Exercise details:
Which lines below hold the word "with"? Report each one.

Recorded information:
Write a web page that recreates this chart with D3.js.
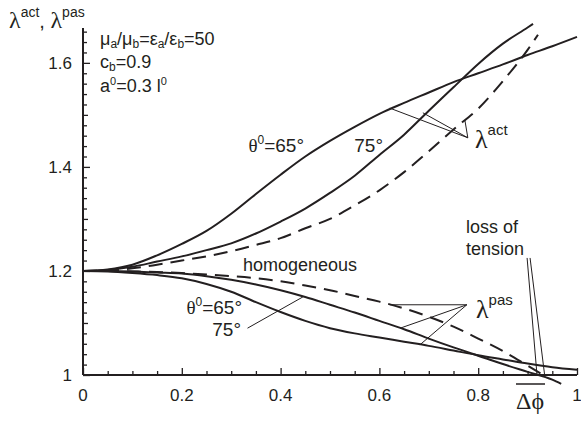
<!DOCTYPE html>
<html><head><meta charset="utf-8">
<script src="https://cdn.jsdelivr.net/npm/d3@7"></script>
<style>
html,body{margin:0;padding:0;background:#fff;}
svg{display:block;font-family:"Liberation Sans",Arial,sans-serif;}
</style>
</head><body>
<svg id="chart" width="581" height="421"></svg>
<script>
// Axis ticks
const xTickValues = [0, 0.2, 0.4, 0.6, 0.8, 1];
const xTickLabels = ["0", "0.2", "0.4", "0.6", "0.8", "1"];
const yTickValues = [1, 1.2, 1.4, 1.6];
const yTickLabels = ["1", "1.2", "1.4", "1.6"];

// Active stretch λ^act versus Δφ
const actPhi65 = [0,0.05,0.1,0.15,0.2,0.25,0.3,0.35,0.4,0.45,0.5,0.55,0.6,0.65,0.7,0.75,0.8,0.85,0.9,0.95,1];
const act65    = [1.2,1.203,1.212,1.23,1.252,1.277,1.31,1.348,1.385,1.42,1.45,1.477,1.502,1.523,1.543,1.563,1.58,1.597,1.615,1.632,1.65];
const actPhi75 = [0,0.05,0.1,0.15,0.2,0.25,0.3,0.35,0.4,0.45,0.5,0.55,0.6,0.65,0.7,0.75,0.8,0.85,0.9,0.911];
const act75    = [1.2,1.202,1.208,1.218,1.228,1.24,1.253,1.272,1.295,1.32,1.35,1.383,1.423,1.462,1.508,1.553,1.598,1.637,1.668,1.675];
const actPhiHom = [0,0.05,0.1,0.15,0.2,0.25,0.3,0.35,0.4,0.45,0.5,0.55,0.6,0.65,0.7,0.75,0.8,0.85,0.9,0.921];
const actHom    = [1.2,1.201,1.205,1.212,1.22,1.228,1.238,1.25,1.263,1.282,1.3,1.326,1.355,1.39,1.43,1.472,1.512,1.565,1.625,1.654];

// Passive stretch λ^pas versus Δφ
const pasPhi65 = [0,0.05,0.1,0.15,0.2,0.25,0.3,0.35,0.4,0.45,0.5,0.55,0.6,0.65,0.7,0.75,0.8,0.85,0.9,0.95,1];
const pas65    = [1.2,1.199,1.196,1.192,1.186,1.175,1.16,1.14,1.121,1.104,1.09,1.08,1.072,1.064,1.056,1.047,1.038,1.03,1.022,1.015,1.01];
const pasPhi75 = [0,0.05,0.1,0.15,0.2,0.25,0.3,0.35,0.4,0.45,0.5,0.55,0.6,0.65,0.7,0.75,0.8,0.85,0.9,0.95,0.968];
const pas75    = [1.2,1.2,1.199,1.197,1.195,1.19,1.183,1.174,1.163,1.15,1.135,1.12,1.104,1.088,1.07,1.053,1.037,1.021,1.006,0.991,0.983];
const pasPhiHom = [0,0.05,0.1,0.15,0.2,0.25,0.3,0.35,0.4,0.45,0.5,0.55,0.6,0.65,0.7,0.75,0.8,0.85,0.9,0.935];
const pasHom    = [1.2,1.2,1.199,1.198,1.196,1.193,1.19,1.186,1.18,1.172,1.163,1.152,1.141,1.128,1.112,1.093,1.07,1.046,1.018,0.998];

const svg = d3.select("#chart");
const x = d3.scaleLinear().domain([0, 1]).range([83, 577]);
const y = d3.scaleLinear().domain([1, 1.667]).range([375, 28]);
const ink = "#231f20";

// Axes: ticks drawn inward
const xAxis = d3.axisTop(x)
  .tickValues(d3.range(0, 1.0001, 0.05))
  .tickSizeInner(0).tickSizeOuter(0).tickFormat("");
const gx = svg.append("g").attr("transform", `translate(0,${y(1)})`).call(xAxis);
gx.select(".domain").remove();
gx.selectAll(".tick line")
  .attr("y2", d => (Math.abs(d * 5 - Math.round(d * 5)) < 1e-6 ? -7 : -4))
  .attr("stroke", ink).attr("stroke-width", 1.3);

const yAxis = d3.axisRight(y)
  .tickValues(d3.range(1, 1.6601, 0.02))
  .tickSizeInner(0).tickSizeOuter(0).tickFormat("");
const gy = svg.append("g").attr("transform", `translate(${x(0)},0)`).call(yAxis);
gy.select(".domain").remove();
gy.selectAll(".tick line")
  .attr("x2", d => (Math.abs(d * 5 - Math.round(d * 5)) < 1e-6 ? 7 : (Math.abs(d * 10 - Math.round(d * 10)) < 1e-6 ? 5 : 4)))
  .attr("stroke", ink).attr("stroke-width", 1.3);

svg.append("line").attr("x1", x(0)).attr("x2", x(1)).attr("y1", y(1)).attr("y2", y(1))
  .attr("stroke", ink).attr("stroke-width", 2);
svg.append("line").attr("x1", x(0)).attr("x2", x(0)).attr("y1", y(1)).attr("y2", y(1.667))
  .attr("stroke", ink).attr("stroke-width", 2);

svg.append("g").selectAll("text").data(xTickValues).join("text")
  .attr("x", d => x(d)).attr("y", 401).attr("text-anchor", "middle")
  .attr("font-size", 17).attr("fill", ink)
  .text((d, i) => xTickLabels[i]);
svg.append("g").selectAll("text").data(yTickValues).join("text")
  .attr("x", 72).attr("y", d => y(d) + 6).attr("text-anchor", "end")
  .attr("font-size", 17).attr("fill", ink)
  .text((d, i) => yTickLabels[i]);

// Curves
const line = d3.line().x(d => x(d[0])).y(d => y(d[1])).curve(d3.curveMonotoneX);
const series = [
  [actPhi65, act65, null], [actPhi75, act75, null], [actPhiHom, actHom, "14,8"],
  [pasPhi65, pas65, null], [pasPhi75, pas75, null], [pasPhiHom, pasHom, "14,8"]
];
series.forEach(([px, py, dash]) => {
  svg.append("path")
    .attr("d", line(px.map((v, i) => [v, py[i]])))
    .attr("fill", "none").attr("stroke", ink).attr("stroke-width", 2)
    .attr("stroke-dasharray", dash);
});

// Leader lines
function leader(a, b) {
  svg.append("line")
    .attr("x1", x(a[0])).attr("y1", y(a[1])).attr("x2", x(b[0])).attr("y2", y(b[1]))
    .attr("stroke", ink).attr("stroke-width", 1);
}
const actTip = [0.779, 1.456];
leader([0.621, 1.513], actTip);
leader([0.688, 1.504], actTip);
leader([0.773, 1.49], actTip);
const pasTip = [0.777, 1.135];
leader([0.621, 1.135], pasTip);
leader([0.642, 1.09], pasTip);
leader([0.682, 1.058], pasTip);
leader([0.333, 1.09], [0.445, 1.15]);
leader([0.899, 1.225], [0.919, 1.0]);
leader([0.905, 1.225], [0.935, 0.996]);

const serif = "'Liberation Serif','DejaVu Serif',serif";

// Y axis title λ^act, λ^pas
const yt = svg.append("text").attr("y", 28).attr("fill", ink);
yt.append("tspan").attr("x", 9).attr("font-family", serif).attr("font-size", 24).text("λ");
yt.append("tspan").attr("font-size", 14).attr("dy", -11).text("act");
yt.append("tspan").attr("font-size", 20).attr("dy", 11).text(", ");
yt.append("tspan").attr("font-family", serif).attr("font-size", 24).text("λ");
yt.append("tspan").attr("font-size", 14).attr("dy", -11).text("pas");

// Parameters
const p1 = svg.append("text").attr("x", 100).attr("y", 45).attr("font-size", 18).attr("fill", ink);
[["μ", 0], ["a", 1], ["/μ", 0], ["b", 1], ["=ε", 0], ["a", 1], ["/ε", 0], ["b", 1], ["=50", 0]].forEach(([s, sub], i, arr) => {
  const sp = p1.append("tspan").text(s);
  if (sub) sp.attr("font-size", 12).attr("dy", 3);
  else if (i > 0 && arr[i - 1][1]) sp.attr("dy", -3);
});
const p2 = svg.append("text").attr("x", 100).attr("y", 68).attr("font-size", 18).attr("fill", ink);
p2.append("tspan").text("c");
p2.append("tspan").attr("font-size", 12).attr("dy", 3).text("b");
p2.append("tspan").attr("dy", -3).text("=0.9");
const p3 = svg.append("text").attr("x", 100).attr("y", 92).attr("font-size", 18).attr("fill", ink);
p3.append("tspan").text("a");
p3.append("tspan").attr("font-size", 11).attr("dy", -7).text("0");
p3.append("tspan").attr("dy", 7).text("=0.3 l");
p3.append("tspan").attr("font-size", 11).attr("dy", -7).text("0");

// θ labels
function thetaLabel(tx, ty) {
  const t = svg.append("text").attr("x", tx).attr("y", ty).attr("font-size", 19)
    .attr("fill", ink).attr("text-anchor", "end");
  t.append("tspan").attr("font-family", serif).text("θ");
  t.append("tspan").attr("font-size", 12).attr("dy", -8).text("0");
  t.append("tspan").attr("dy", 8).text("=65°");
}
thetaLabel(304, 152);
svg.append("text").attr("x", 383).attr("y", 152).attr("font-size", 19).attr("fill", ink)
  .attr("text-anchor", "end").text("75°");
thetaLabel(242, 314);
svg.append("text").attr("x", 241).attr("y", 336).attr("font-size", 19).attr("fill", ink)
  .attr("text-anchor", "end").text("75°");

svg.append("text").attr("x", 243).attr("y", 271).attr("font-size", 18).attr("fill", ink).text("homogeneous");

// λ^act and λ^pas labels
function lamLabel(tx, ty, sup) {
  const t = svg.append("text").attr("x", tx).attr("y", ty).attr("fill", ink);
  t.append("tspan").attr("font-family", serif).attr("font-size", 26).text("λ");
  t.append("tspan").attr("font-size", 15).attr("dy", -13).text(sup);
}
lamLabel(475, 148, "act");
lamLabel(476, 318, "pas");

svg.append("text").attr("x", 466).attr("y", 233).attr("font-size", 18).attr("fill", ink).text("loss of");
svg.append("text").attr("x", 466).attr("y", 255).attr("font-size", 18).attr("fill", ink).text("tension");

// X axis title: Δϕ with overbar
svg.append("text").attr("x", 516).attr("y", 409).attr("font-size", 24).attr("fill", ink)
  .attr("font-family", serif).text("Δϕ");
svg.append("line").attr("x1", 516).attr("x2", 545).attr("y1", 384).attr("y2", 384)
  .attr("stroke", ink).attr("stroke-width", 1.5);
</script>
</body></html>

Full answer:
Write a web page that recreates this chart with D3.js.
// X axis title: Δϕ with overbar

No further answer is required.